OpenAI is rebuilding how ChatGPT remembers you. The company says it has begun rolling out a more capable memory system built on a background process it calls 'dreaming,' which quietly synthesizes what ChatGPT knows about a user across many conversations to keep that context fresh and relevant.
The update reached Plus and Pro users in the US on Thursday, OpenAI says, with free and lower-tier users and more countries to follow over the coming weeks.
From notes to 'dreaming'
Memory started simply. OpenAI launched 'saved memories' in April 2024 — ChatGPT wrote things down when you asked it to, like 'remember I'm traveling to Singapore in July.' The company concedes those notes went stale and missed anything you didn't explicitly flag.

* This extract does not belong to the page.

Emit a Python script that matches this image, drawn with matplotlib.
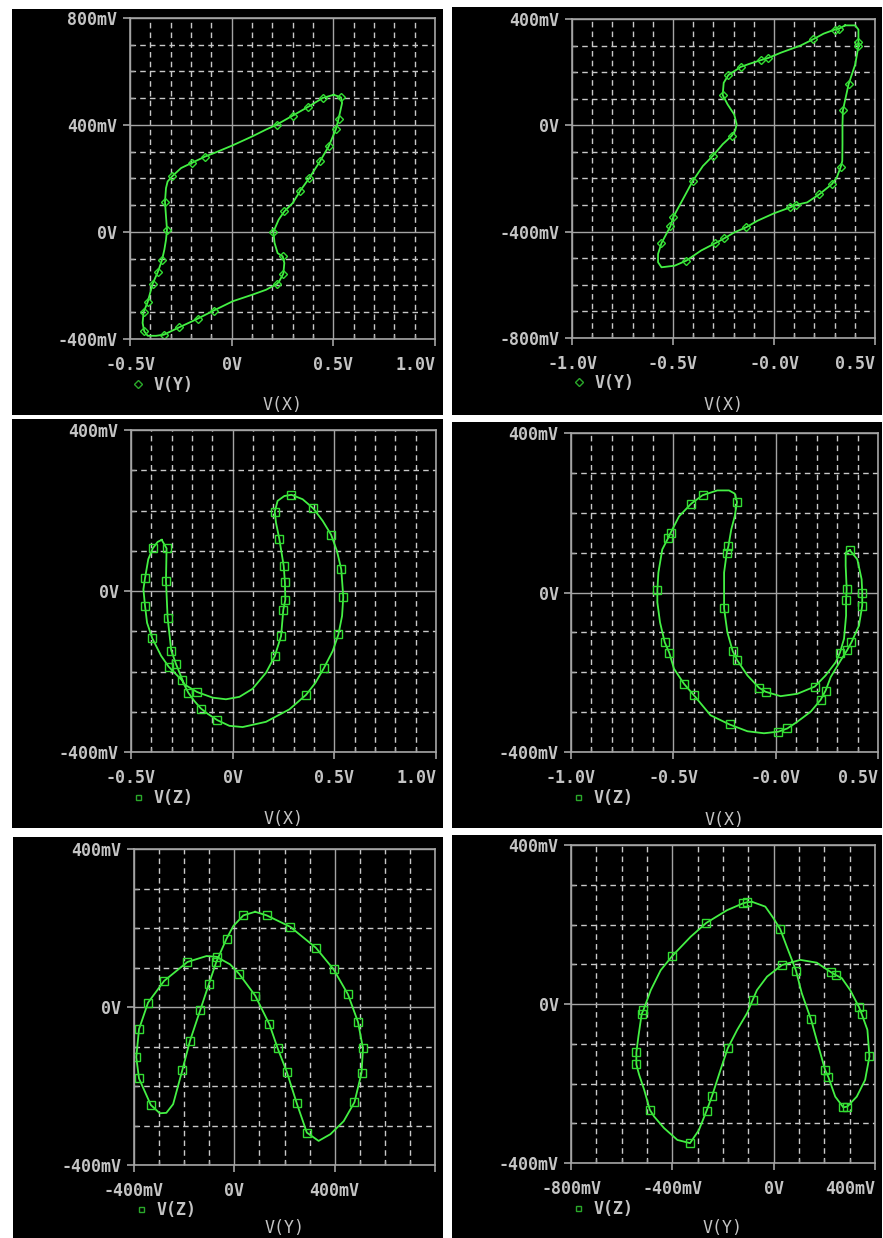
import matplotlib
matplotlib.use('Agg')
import matplotlib.pyplot as plt
from matplotlib.lines import Line2D
from matplotlib.ticker import MultipleLocator

W, H = 883, 1238

# ---- traces (x in V or mV, y in mV) ----
# V(Y) vs V(X), first run
p1_x = [0.502, 0.538, 0.543, 0.526, 0.513, 0.477, 0.434, 0.382, 0.338, 0.300, 0.259, 0.231,
        0.205, 0.211, 0.226, 0.251, 0.259, 0.254, 0.234, 0.223, 0.169, 0.103, 0.005, -0.089,
        -0.167, -0.257, -0.334, -0.372, -0.413, -0.430, -0.438, -0.433, -0.413, -0.389, -0.364,
        -0.343, -0.331, -0.323, -0.318, -0.323, -0.328, -0.323, -0.315, -0.293, -0.249, -0.197,
        -0.131, -0.077, 0.005, 0.103, 0.169, 0.221, 0.300, 0.374, 0.448, 0.502]
p1_y = [513, 503, 482, 424, 385, 320, 264, 202, 155, 108, 77, 46, 0, -41, -79, -91, -116, -156,
        -184, -194, -216, -234, -259, -294, -324, -356, -384, -388, -388, -371, -340, -299, -262,
        -194, -151, -106, -66, -29, 9, 59, 113, 164, 189, 208, 239, 258, 282, 298, 324, 358, 383,
        401, 435, 467, 501, 513]
p1_marks = [1, 3, 4, 5, 6, 7, 8, 10, 12, 15, 17, 19, 23, 24, 25, 26, 29, 31, 32, 33, 34, 35, 38,
            40, 43, 45, 46, 51, 52, 53, 54]

# V(Y) vs V(X), second run
p2_x = [0.352, 0.402, 0.418, 0.418, 0.418, 0.402, 0.369, 0.341, 0.339, 0.339, 0.338, 0.331,
        0.311, 0.287, 0.225, 0.164, 0.110, 0.079, 0.0, -0.082, -0.139, -0.197, -0.246, -0.290,
        -0.361, -0.434, -0.492, -0.557, -0.574, -0.574, -0.557, -0.513, -0.498, -0.451, -0.402,
        -0.352, -0.303, -0.254, -0.210, -0.192, -0.185, -0.197, -0.230, -0.254, -0.249, -0.226,
        -0.164, -0.123, -0.066, -0.030, 0.033, 0.131, 0.192, 0.246, 0.300, 0.323, 0.352]
p2_y = [376, 376, 360, 314, 298, 229, 154, 56, 4, -71, -134, -155, -196, -221, -259, -290, -299,
        -309, -331, -359, -384, -403, -425, -443, -471, -509, -528, -534, -515, -484, -443, -380,
        -344, -278, -209, -153, -115, -71, -40, -19, 4, 41, 79, 114, 160, 189, 220, 231, 245, 253,
        273, 300, 323, 345, 360, 364, 376]
p2_marks = [3, 4, 6, 7, 11, 13, 14, 16, 17, 20, 22, 23, 25, 30, 31, 32, 34, 36, 38, 43, 45, 46,
            48, 49, 52, 54, 55]

# V(Z) vs V(X), first run
p3_x = [-0.349, -0.325, -0.328, -0.320, -0.302, -0.279, -0.238, -0.175, -0.098, -0.033, 0.033,
        0.098, 0.164, 0.207, 0.238, 0.249, 0.259, 0.257, 0.251, 0.230, 0.213, 0.207, 0.221, 0.254,
        0.289, 0.344, 0.397, 0.443, 0.484, 0.513, 0.534, 0.544, 0.538, 0.520, 0.492, 0.448, 0.407,
        0.361, 0.279, 0.164, 0.049, -0.016, -0.075, -0.123, -0.156, -0.189, -0.218, -0.249, -0.315,
        -0.352, -0.395, -0.421, -0.431, -0.439, -0.431, -0.415, -0.393, -0.369, -0.349]
p3_y = [127, 106, 26, -66, -148, -181, -232, -251, -265, -269, -263, -243, -203, -162, -112, -47,
        -22, 22, 62, 128, 170, 197, 224, 236, 239, 228, 205, 174, 140, 99, 54, -15, -62, -108,
        -149, -192, -228, -258, -294, -325, -338, -335, -321, -305, -292, -273, -253, -222, -188,
        -161, -118, -79, -37, 4, 32, 79, 106, 122, 127]
p3_marks = [1, 2, 3, 4, 5, 7, 13, 14, 15, 16, 17, 18, 19, 21, 24, 26, 28, 30, 31, 33, 35, 37, 42,
            44, 46, 47, 48, 50, 52, 54, 56]

# V(Z) vs V(X), second run
p4_x = [0.363, 0.399, 0.420, 0.423, 0.423, 0.407, 0.370, 0.350, 0.318, 0.269, 0.244, 0.220,
        0.171, 0.106, 0.057, 0.013, -0.057, -0.138, -0.225, -0.318, -0.399, -0.448, -0.497,
        -0.520, -0.542, -0.565, -0.578, -0.578, -0.573, -0.554, -0.526, -0.513, -0.472, -0.412,
        -0.357, -0.285, -0.228, -0.200, -0.189, -0.200, -0.217, -0.231, -0.239, -0.252, -0.252,
        -0.252, -0.236, -0.210, -0.189, -0.138, -0.081, -0.049, 0.024, 0.106, 0.191, 0.244, 0.293,
        0.314, 0.334, 0.344, 0.344, 0.347, 0.342, 0.342, 0.363]
p4_y = [106, 83, 33, 0, -33, -83, -125, -144, -170, -212, -246, -269, -299, -324, -341, -349,
        -353, -348, -331, -308, -258, -229, -191, -151, -125, -75, -25, 7, 50, 108, 136, 150, 191,
        223, 244, 256, 256, 248, 227, 191, 158, 116, 100, 50, -8, -40, -100, -147, -169, -208,
        -239, -249, -260, -254, -236, -208, -175, -151, -116, -58, -18, 8, 67, 100, 106]
p4_marks = [0, 3, 4, 6, 7, 10, 11, 14, 15, 18, 20, 21, 23, 24, 27, 30, 31, 33, 34, 38, 41, 42, 45,
            47, 48, 50, 51, 54, 57, 60, 61]

# V(Z) vs V(Y), first run (both in mV)
p5_x = [83, 129, 223, 325, 396, 453, 493, 513, 507, 479, 436, 383, 336, 289, 249, 209, 173, 140,
        83, 19, -17, -71, -111, -187, -280, -344, -380, -391, -380, -333, -297, -271, -244, -207,
        -177, -136, -101, -72, -31, -4, 36, 83]
p5_y = [241, 232, 203, 150, 95, 32, -38, -105, -167, -241, -289, -322, -339, -318, -244, -164,
        -105, -44, 29, 84, 108, 127, 129, 114, 66, 11, -56, -127, -181, -248, -269, -268, -246,
        -159, -86, -8, 59, 114, 173, 205, 232, 241]
p5_marks = [1, 2, 3, 4, 5, 6, 7, 8, 9, 13, 14, 15, 16, 17, 18, 19, 21, 23, 24, 25, 26, 27, 28, 29,
            33, 34, 35, 36, 37, 38, 40]

# V(Z) vs V(Y), second run (both in mV)
p6_x = [-85, -33, 0, 26, 52, 72, 88, 111, 147, 177, 203, 216, 243, 275, 291, 328, 361, 378, 370,
        348, 337, 302, 269, 245, 226, 170, 105, 33, -26, -66, -83, -105, -144, -181, -210, -243,
        -265, -295, -330, -380, -433, -472, -489, -511, -531, -542, -542, -534, -521, -514, -485,
        -446, -400, -328, -266, -184, -122, -105, -85]
p6_y = [257, 245, 215, 188, 144, 111, 84, 27, -38, -107, -166, -184, -233, -260, -258, -233, -191,
        -132, -65, -26, -8, 35, 65, 73, 80, 104, 111, 98, 69, 35, 10, -23, -65, -111, -166, -231,
        -269, -317, -350, -342, -312, -283, -266, -216, -178, -152, -122, -82, -25, -15, 35, 85,
        121, 169, 204, 236, 253, 256, 257]
p6_marks = [3, 6, 8, 10, 11, 13, 14, 17, 19, 20, 23, 24, 27, 30, 33, 35, 36, 38, 42, 45, 46, 48,
            49, 52, 54, 56, 57]

# axis ticks
xt_a = [-0.5, 0.0, 0.5, 1.0]
xl_a = ['-0.5V', '0V', '0.5V', '1.0V']
xt_b = [-1.0, -0.5, 0.0, 0.5]
xl_b = ['-1.0V', '-0.5V', '-0.0V', '0.5V']
yt_p1 = [-400, 0, 400, 800]
yl_p1 = ['-400mV', '0V', '400mV', '800mV']
yt_p2 = [-800, -400, 0, 400]
yl_p2 = ['-800mV', '-400mV', '0V', '400mV']
yt_z = [-400, 0, 400]
yl_z = ['-400mV', '0V', '400mV']
xt_p5 = [-400, 0, 400, 800]
xl_p5 = ['-400mV', '0V', '400mV', '']
xt_p6 = [-800, -400, 0, 400]
xl_p6 = ['-800mV', '-400mV', '0V', '400mV']

CURVE = '#44f044'
MARK = '#33dd33'
LEG_MARK = '#2aa82a'
TEXT = '#c4c4c4'
GRID_SOLID = '#a4a4a4'
GRID_DASH = '#c8c8c8'

plt.rcParams['font.family'] = ['DejaVu Sans Mono']
plt.rcParams['font.weight'] = 'bold'

fig = plt.figure(figsize=(W / 100, H / 100), dpi=100)
fig.patch.set_facecolor('white')


def rect(l, t, r, b):
    return [l / W, 1 - b / H, (r - l) / W, (b - t) / H]


panels = [
    dict(bg=(12, 9, 443, 415), box=(130, 18, 435, 339), x=p1_x, y=p1_y, marks=p1_marks,
         xlim=(-0.5, 1.0), ylim=(-400, 800), xt=xt_a, xl=xl_a, yt=yt_p1, yl=yl_p1,
         xminor=0.1, mk='D', ms=4.2, leg='V(Y)', xlab='V(X)', leg_xy=(130, 385), lab_y=405,
         right_last=True),
    dict(bg=(452, 7, 882, 415), box=(572, 19, 875, 338), x=p2_x, y=p2_y, marks=p2_marks,
         xlim=(-1.0, 0.5), ylim=(-800, 400), xt=xt_b, xl=xl_b, yt=yt_p2, yl=yl_p2,
         xminor=0.1, mk='D', ms=4.2, leg='V(Y)', xlab='V(X)', leg_xy=(571, 383), lab_y=405,
         right_last=True),
    dict(bg=(12, 419, 443, 828), box=(131, 430, 436, 752), x=p3_x, y=p3_y, marks=p3_marks,
         xlim=(-0.5, 1.0), ylim=(-400, 400), xt=xt_a, xl=xl_a, yt=yt_z, yl=yl_z,
         xminor=0.1, mk='s', ms=5.2, leg='V(Z)', xlab='V(X)', leg_xy=(130, 798), lab_y=819,
         right_last=True),
    dict(bg=(452, 422, 882, 828), box=(571, 433, 878, 752), x=p4_x, y=p4_y, marks=p4_marks,
         xlim=(-1.0, 0.5), ylim=(-400, 400), xt=xt_b, xl=xl_b, yt=yt_z, yl=yl_z,
         xminor=0.1, mk='s', ms=5.2, leg='V(Z)', xlab='V(X)', leg_xy=(570, 798), lab_y=820,
         right_last=True),
    dict(bg=(13, 837, 443, 1238), box=(134, 849, 435, 1165), x=p5_x, y=p5_y, marks=p5_marks,
         xlim=(-400, 800), ylim=(-400, 400), xt=xt_p5, xl=xl_p5, yt=yt_z, yl=yl_z,
         xminor=100, mk='s', ms=5.2, leg='V(Z)', xlab='V(Y)', leg_xy=(133, 1210), lab_y=1228,
         right_last=False),
    dict(bg=(452, 835, 882, 1238), box=(571, 845, 875, 1163), x=p6_x, y=p6_y, marks=p6_marks,
         xlim=(-800, 400), ylim=(-400, 400), xt=xt_p6, xl=xl_p6, yt=yt_z, yl=yl_z,
         xminor=100, mk='s', ms=5.2, leg='V(Z)', xlab='V(Y)', leg_xy=(570, 1209), lab_y=1228,
         right_last=True),
]

for p in panels:
    bg = fig.add_axes(rect(*p['bg']), zorder=0)
    bg.set_facecolor('black')
    bg.set_xticks([])
    bg.set_yticks([])
    for s in bg.spines.values():
        s.set_visible(False)

    l, t, r, b = p['box']
    ax = fig.add_axes(rect(l, t, r, b), zorder=1)
    ax.set_facecolor('black')
    ax.set_axisbelow(True)
    ax.plot(p['x'], p['y'], color=CURVE, lw=1.3, marker=p['mk'], markevery=p['marks'],
            mfc='none', mec=MARK, ms=p['ms'], mew=1.0)
    ax.set_xlim(*p['xlim'])
    ax.set_ylim(*p['ylim'])

    ax.set_xticks(p['xt'])
    ax.set_xticklabels(p['xl'])
    ax.set_yticks(p['yt'])
    ax.set_yticklabels(p['yl'])
    ax.xaxis.set_minor_locator(MultipleLocator(p['xminor']))
    ax.yaxis.set_minor_locator(MultipleLocator(100))

    ax.grid(which='major', color=GRID_SOLID, lw=1.0, ls='-')
    ax.grid(which='minor', color=GRID_DASH, lw=1.0, ls=(0, (4, 3)))
    for s in ax.spines.values():
        s.set_color(GRID_SOLID)
        s.set_linewidth(1.2)

    ax.tick_params(which='major', direction='out', length=5, width=1.2, color=GRID_SOLID,
                   labelcolor=TEXT, labelsize=12)
    ax.tick_params(axis='x', which='major', pad=7)
    ax.tick_params(axis='y', which='major', pad=4)
    ax.tick_params(which='minor', direction='in', length=3, width=1, color=GRID_SOLID)

    if p['right_last']:
        ax.get_xticklabels()[-1].set_ha('right')

    handle = Line2D([], [], ls='none', marker=p['mk'], mfc='none', mec=LEG_MARK,
                    ms=3.6, mew=1.0)
    lx, ly = p['leg_xy']
    ax.legend([handle], [p['leg']], loc='center left', bbox_to_anchor=(lx / W, 1 - ly / H),
              bbox_transform=fig.transFigure, frameon=False, handlelength=1.0,
              handletextpad=0.4, borderpad=0, borderaxespad=0, labelcolor=TEXT,
              prop={'size': 12, 'weight': 'bold'}, numpoints=1)

    ax.set_xlabel(p['xlab'], color=TEXT, fontsize=12)
    ax.xaxis.label.set_va('center')
    ax.xaxis.set_label_coords(0.5, (b - p['lab_y']) / (b - t))

fig.savefig('out.png', dpi=100, facecolor='white')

In April 2025 it added the first version of dreaming: a background process that curates memory by referencing your chat history rather than waiting for an instruction. The version shipping now, which OpenAI calls Dreaming V3, makes that the main memory system rather than a supplement to saved notes.
Keeping memory current
The pitch is that memory should age. OpenAI gives the example of a trip: 'You're going to Singapore in July' should become 'You went to Singapore in July 2026' once the date passes, so recommendations snap back to your home city. The synthesized memory is reviewable on a summary page, where users can add, edit, or tell ChatGPT what to bring up and when.
Why it matters
The headline change is reach. OpenAI says it cut the compute needed to serve dreaming to free users by about five times, which is what lets it extend the system beyond paying tiers and raise memory limits for Plus and Pro. A model that remembers more, for more people, is more useful — and a deeper store of personal context, which is why the company points users to its memory controls and FAQ.